Rette wer kann (das Kino)

Wieder zu sehen: „Die Verachtung“ von Jean-Luc Godard: Doppelbödig, so schön und sonnendurchflutet wie kein anderer seiner Filme

Jean-Luc Godards Kino besteht zu einem großen Teil aus verfilmter Filmkritik, und dafür hat er wohl kein prägnanteres Bild gefunden als die Anfangssequenz von „Le Mépris“ („Die Verachtung“). In einer einzigen langen Einstellung (die natürlich eine Verbeugung vor Orson Welles ist) sehen wir eine Kamerafahrt (wie in Welles „Touch of Evil“).

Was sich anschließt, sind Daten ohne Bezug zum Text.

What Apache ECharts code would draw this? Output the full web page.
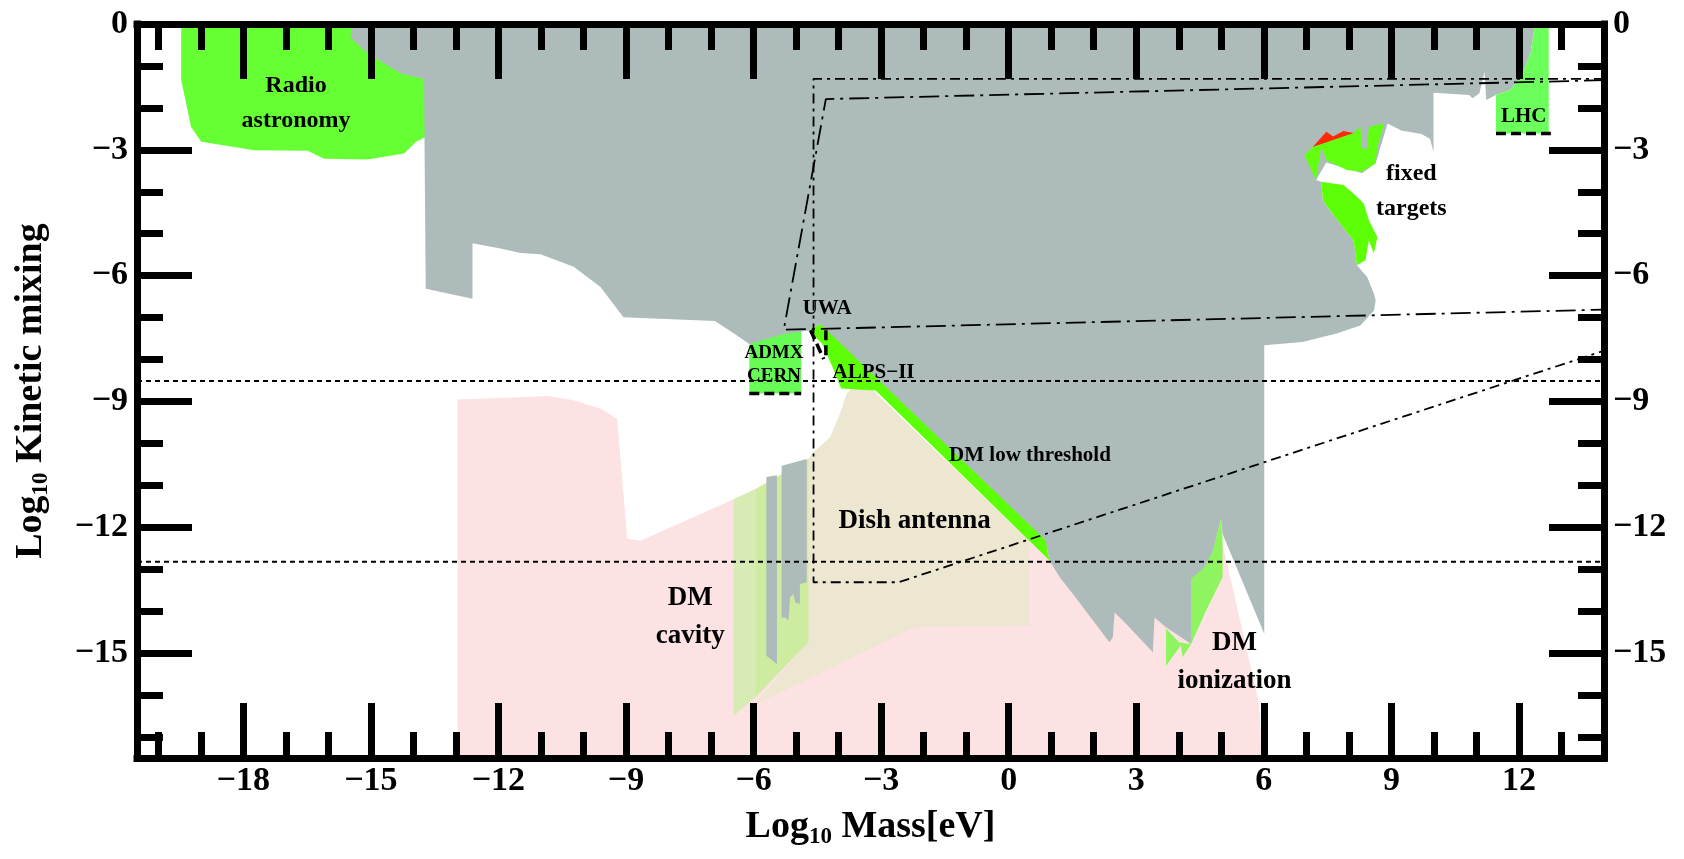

Allerdings sehen wir bei Godard tatsächlich die Fahrt und nicht ihr Ergebnis, denn unsere Kamera schaut auf eine Kamera, die gerade den langsamen Gang einer jungen Frau aufnimmt.

So doppelbödig ist jede Einstellung in diesem Film, der an der Oberfläche Godards „einziges Zugeständnis an das Mainstream-Filmemachen“ (so Armond White) zu sein scheint. Die Filmproduzenten Carlo Ponti und Joseph E. Levine gaben ihm 1963 den Auftrag, Alberto Moravias Erzählung „il dispezzo“ als Cinemascope-Produktion mit den Stars Brigitte Bardot und Michelle Piccoli zu verfilmen. Zum Cinemascope-Format gibt Fritz Lang im Film (und natürlich in Cinemascope) gleich die vernichtende Kritik mit, es sei „am besten für Eisenbahnzüge und Schlangen geeignet.“ Und mit den Einstellungen von Brigitte Bardot waren die Produzenten schließlich so unzufrieden, dass sie Godard zwangen, noch zwei Nacktszenen mit ihr nachzudrehen, in denen man ihren Hintern zu sehen bekommt. Godard selber lässt den Superstar jener Zeit lieber Obszönitäten in die Kamera sagen oder Szenen aus seiner Ehe nachspielen.

Auf einer Ebene erzählt der Film von der Verachtung, die sich in Camille (Bardot) entwickelt, als sie erlebt, wie ihr Ehemann Paul (Piccoli), ein Drehbuchautor, sich von einem amerikanischen Filmproduzenten (Jack Palance) kaufen lässt, und wie er zulässt, dass dieser sich ihr aufdrängt. Godard ist aber die zweite Ebene viel wichtiger, in der es um das Filmprojekt geht: Homers Odyssee. Der Regisseur Fritz Lang spielt sich selbst als den Filmkünstler, der sich gegen die Banalisierung des klassischen Epos wehrt, und Godard zeichnet von ihm vielleicht das einzige ungebrochen respektvolle und liebevolle Porträt seines ganzen Filmwerkes (er selber spielt Langs Regieassistenten).

Der Produzent (Jack Palance) wird dagegen als bissige Karikatur von Godards eigenem Produzenten gezeigt. Dabei ist Godard oft ganz untypisch direkt und komisch, etwa wenn Palance in Diskussionen plötzlich seine angelesenen Weisheiten aus einem winzigen Notizbuch vorträgt. Godard hat also alles, was ihn beim Machen dieses Films beschäftigte, von seinen eigenen Beziehungsproblemen bis zum Ärger mit den Geldgebern, in den Film gepackt. Und so ist „Le Mepris“ vielleicht der radikalste Film im Film.

Das Wunderbare daran ist aber, wie leicht und unangestrengt sich all das zusammenfügt. So schön, so einfach, poetisch, traurig und sonnendurchflutet sieht kein anderer von Godards Filmen aus. Wirklich genießen kann man ihn deshalb nur im Kino und so ist diese Wiederaufführung (zum ersten Mal in der Originalfassung mit Untertiteln) sehr zu begrüßen.